Speed Cameras Don't Work
from the try-that-again dept
Bob Dole writes "A think tank down under released a study today (summary only) that examines speed camera use. It finds that despite the hype that the devices save lives, the introduction of cameras in the UK actually interrupted a downward trend in accidents. "If the 1966-93 trend line had continued until 2001 there would have been 825 fewer fatalities." Despite heavy speed camera use in Britain and Australia, "road speeds have not slowed significantly, the downward trend in serious accidents and fatalities has been almost totally lost, hundreds of thousands of the safest drivers are convicted each year and the goodwill between law abiding citizens and the police is evaporating.

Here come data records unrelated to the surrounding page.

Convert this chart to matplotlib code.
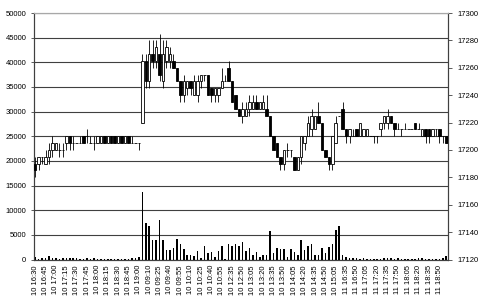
import matplotlib
matplotlib.use("Agg")
import matplotlib.pyplot as plt
import numpy as np

# ---- data (5-minute bars) ----
opens = [17190, 17190, 17195, 17190, 17195, 17200, 17200, 17200, 17200, 17205,
         17210, 17205, 17205, 17205, 17210, 17210, 17205, 17205, 17205, 17205,
         17210, 17205, 17210, 17210, 17205, 17210, 17205, 17210, 17205, 17205,
         17205,
         17220, 17265, 17250, 17270, 17265, 17270, 17250, 17265, 17265, 17265,
         17260, 17250, 17240, 17245, 17250, 17240, 17240, 17250, 17255, 17255,
         17245, 17240, 17240, 17245, 17250,
         17260, 17250, 17240, 17230, 17225, 17225, 17230, 17230, 17235, 17230,
         17230, 17230, 17225, 17210, 17205, 17195, 17190, 17200, 17200, 17195,
         17185, 17195, 17205, 17210, 17215, 17215, 17225, 17220, 17200, 17195,
         17190, 17205, 17225,
         17230, 17215, 17210, 17210, 17215, 17210, 17210, 17210, 17210, 17210,
         17210, 17215, 17220, 17220, 17225, 17220, 17215, 17215, 17215, 17215,
         17215, 17220, 17215, 17210, 17215, 17215, 17210, 17215, 17215, 17210,
         17210]
highs = [17195, 17195, 17195, 17200, 17205, 17210, 17205, 17205, 17205, 17210,
         17210, 17210, 17205, 17210, 17210, 17215, 17210, 17210, 17210, 17210,
         17210, 17210, 17210, 17210, 17210, 17210, 17210, 17210, 17210, 17205,
         17205,
         17270, 17270, 17280, 17280, 17280, 17285, 17280, 17280, 17275, 17270,
         17260, 17250, 17255, 17250, 17250, 17255, 17255, 17255, 17255, 17255,
         17245, 17245, 17245, 17260, 17255,
         17265, 17250, 17240, 17230, 17235, 17235, 17240, 17240, 17240, 17235,
         17240, 17240, 17225, 17210, 17205, 17195, 17200, 17205, 17200, 17195,
         17195, 17210, 17210, 17225, 17230, 17225, 17235, 17220, 17200, 17195,
         17210, 17225, 17225,
         17235, 17215, 17215, 17215, 17215, 17220, 17215, 17215, 17210, 17210,
         17210, 17220, 17225, 17230, 17225, 17220, 17220, 17215, 17220, 17215,
         17215, 17220, 17220, 17215, 17215, 17215, 17215, 17215, 17215, 17210,
         17210]
lows = [17180, 17185, 17190, 17190, 17190, 17195, 17200, 17195, 17195, 17200,
        17200, 17200, 17205, 17205, 17205, 17205, 17205, 17200, 17205, 17205,
        17205, 17205, 17205, 17205, 17205, 17205, 17205, 17205, 17205, 17205,
        17200,
        17220, 17245, 17245, 17260, 17260, 17250, 17245, 17260, 17260, 17260,
        17250, 17235, 17235, 17240, 17240, 17240, 17235, 17245, 17250, 17240,
        17235, 17235, 17235, 17245, 17250,
        17250, 17235, 17230, 17225, 17220, 17225, 17225, 17230, 17230, 17230,
        17230, 17225, 17210, 17200, 17195, 17185, 17185, 17195, 17195, 17185,
        17185, 17190, 17200, 17210, 17210, 17215, 17220, 17200, 17195, 17185,
        17185, 17205, 17225,
        17215, 17205, 17205, 17210, 17210, 17210, 17210, 17210, 17210, 17205,
        17205, 17210, 17215, 17215, 17220, 17210, 17215, 17210, 17215, 17215,
        17215, 17215, 17215, 17210, 17205, 17205, 17210, 17210, 17205, 17205,
        17205]
closes = [17185, 17195, 17195, 17195, 17200, 17205, 17205, 17200, 17200, 17210,
          17205, 17205, 17205, 17205, 17205, 17210, 17205, 17205, 17210, 17210,
          17205, 17210, 17205, 17205, 17210, 17205, 17210, 17205, 17205, 17205,
          17205,
          17265, 17250, 17270, 17265, 17275, 17255, 17270, 17275, 17270, 17260,
          17250, 17240, 17250, 17250, 17245, 17250, 17250, 17255, 17255, 17240,
          17240, 17245, 17245, 17250, 17250,
          17250, 17235, 17230, 17225, 17230, 17230, 17235, 17235, 17230, 17235,
          17235, 17225, 17210, 17200, 17195, 17190, 17200, 17200, 17200, 17185,
          17195, 17210, 17210, 17220, 17225, 17225, 17220, 17200, 17195, 17190,
          17210, 17220, 17225,
          17215, 17210, 17215, 17210, 17210, 17220, 17215, 17215, 17210, 17210,
          17210, 17220, 17225, 17225, 17220, 17215, 17215, 17215, 17215, 17215,
          17215, 17215, 17215, 17215, 17210, 17210, 17215, 17215, 17210, 17210,
          17205]
volumes = [520, 180, 250, 300, 650, 380, 250, 200, 300, 260,
           280, 330, 220, 180, 200, 350, 180, 220, 160, 150,
           200, 170, 150, 180, 170, 200, 160, 190, 230, 300,
           420,
           13700, 7400, 6700, 3900, 3900, 8100, 4000, 2000, 2000, 2400,
           4200, 3200, 2200, 950, 950, 800, 1800, 350, 2700, 1300,
           1600, 600, 1700, 2800, 200,
           3200, 2700, 3200, 2800, 3500, 1800, 2400, 900, 1500, 500,
           1000, 1000, 5700, 1300, 2400, 2100, 2100, 600, 2100, 1500,
           1000, 3900, 2000, 2700, 3200, 1000, 1000, 2400, 1300, 2500,
           3200, 6000, 6800,
           900, 600, 350, 300, 250, 200, 280, 180, 200, 150,
           180, 200, 300, 250, 220, 180, 250, 200, 180, 150,
           170, 200, 300, 250, 200, 180, 150, 200, 180, 250,
           650]
tick_labels = ["10 16:30", "10 16:45", "10 17:00", "10 17:15", "10 17:30",
               "10 17:45", "10 18:00", "10 18:15", "10 18:30", "10 18:45",
               "10 19:00", "10 09:10", "10 09:25", "10 09:40", "10 09:55",
               "10 10:10", "10 10:25", "10 10:40", "10 10:55", "10 12:35",
               "10 12:50", "10 13:05", "10 13:20", "10 13:35", "10 13:50",
               "10 14:05", "10 14:20", "10 14:35", "10 14:50", "10 15:05",
               "11 16:35", "11 16:50", "11 17:05", "11 17:20", "11 17:35",
               "11 17:50", "11 18:05", "11 18:20", "11 18:35", "11 18:50"]

o = np.array(opens, float); h = np.array(highs, float)
l = np.array(lows, float); c = np.array(closes, float)
v = np.array(volumes, float)
n = len(o)
x = np.arange(n)

plt.rcParams['font.family'] = ['Liberation Sans', 'DejaVu Sans']
FS = 5.5

fig = plt.figure(figsize=(4.85, 3.02), dpi=100)
ax = fig.add_axes([33.5/485, 1 - 259.5/302, (448 - 33.5)/485, (259.5 - 13)/302])
ax2 = ax.twinx()

grid_c = '#404040'
# volume (left axis)
ax.set_ylim(0, 50000)
ax.set_yticks(np.arange(0, 50001, 5000))
ax.yaxis.grid(True, color=grid_c, linewidth=0.8)
ax.set_axisbelow(True)
ax.bar(x, v, width=0.45, color='black', linewidth=0, zorder=3)

# candles (right axis)
ax2.set_ylim(17120, 17300)
ax2.set_yticks(np.arange(17120, 17301, 20))
ax2.vlines(x, l, h, color='black', linewidth=0.6, zorder=2)
up = c >= o
bottoms = np.minimum(o, c)
heights = np.abs(c - o)
ax2.bar(x, heights, bottom=bottoms, width=0.72,
        color=np.where(up, 'white', 'black'), edgecolor='black',
        linewidth=0.6, zorder=3)

ax.set_xlim(-0.5, n - 0.5)
ax.set_xticks(np.arange(0, n, 3))
ax.set_xticklabels(tick_labels, rotation=90, fontsize=FS)
ax.tick_params(axis='x', length=0, pad=4)
ax.tick_params(axis='y', labelsize=FS, length=2, width=0.6, color=grid_c, pad=3.2)
ax2.tick_params(axis='y', labelsize=FS, length=3, width=0.6, color=grid_c, pad=3.5)

for a in (ax, ax2):
    for s in a.spines.values():
        s.set_linewidth(0.8)
        s.set_color(grid_c)
    a.spines['top'].set_color('#a8a8a8')
ax2.patch.set_visible(False)

fig.savefig('out.png', dpi=100)
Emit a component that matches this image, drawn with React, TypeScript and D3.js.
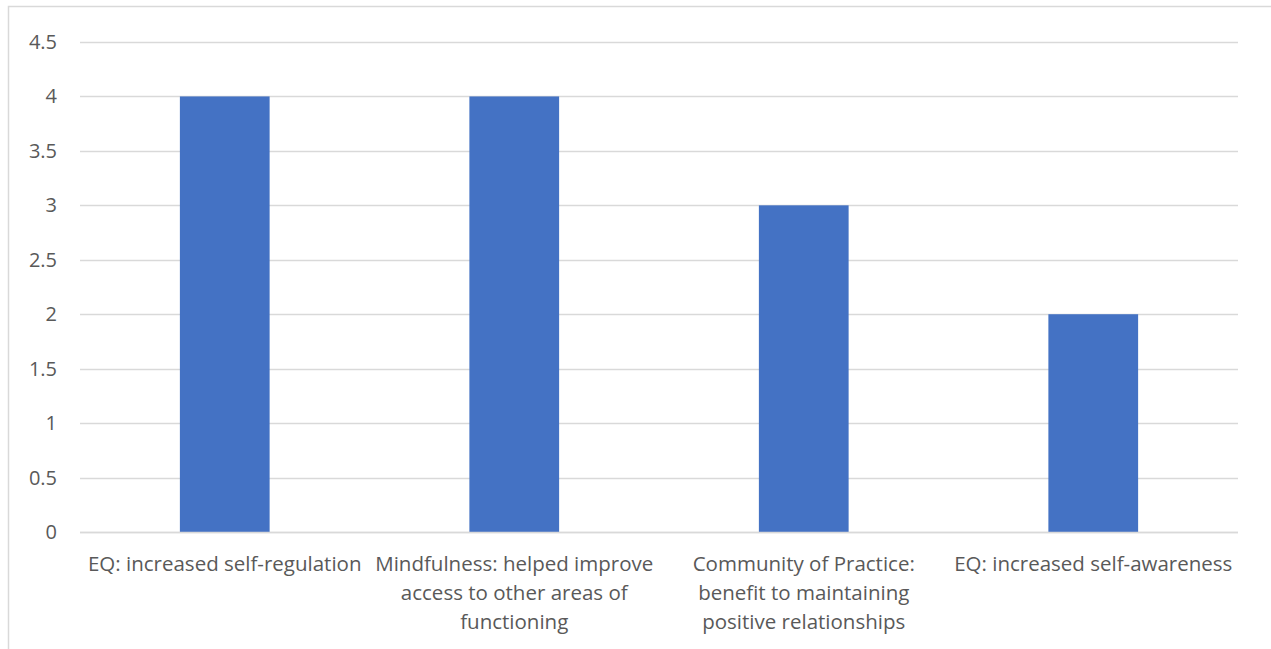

In the midst of all this, British and Australian State governments are selling their speed campaigns as a great success." Instead of doing real police work, they put up a camera. And make lots of money." It's that "make lots of money" aspect that means that the decision makers believe it works. Many governments and police departments will admit that enforcing the speed limit is not done for safety reasons, but as a revenue generator. I remember, back when states in the northeast were raising the highway speed limit from 55 to 65, someone I know who worked in the Connecticut state government saying that they wouldn't dare raise it there for a while, since it would cut out a huge revenue driver. Update: Someone sent me an email pointer to a full copy of the study (in pdf format) that has been placed online.